**WHAT IS EXPECTED**
Take the lines from the top down to and including the one with "teal = '#4BACC0'" and repeat them exactly. Omit images.
-- Start --
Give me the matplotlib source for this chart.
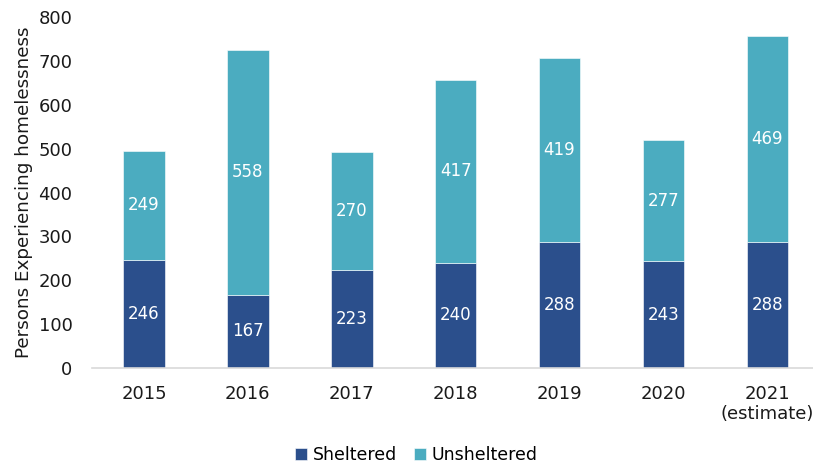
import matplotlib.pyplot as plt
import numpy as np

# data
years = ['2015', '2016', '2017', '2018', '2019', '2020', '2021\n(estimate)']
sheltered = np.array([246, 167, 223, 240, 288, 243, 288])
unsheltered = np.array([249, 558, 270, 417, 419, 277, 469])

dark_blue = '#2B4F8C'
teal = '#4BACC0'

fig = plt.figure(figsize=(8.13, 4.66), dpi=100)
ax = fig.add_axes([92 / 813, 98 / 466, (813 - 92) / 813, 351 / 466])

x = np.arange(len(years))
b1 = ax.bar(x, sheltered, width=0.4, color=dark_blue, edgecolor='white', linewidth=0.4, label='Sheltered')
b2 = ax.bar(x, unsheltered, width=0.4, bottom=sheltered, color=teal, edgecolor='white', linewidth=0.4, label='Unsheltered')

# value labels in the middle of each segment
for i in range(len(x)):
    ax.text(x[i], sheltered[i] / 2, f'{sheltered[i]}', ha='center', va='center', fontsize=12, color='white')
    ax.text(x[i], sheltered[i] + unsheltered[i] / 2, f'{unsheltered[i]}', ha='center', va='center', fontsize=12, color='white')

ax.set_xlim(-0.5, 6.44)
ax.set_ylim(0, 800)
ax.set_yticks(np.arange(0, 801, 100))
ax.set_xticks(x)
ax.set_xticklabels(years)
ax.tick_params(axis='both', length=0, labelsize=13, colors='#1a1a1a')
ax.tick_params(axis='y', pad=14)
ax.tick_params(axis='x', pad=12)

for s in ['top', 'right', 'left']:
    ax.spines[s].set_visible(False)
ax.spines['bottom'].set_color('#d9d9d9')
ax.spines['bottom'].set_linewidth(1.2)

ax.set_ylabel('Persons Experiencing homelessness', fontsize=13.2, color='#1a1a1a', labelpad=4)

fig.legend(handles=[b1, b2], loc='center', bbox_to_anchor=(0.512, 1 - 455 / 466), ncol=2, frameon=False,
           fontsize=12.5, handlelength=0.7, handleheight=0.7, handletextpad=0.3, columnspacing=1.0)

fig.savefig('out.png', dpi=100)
-- End --
**RESULT**
Give me the matplotlib source for this chart.
import matplotlib.pyplot as plt
import numpy as np

# data
years = ['2015', '2016', '2017', '2018', '2019', '2020', '2021\n(estimate)']
sheltered = np.array([246, 167, 223, 240, 288, 243, 288])
unsheltered = np.array([249, 558, 270, 417, 419, 277, 469])

dark_blue = '#2B4F8C'
teal = '#4BACC0'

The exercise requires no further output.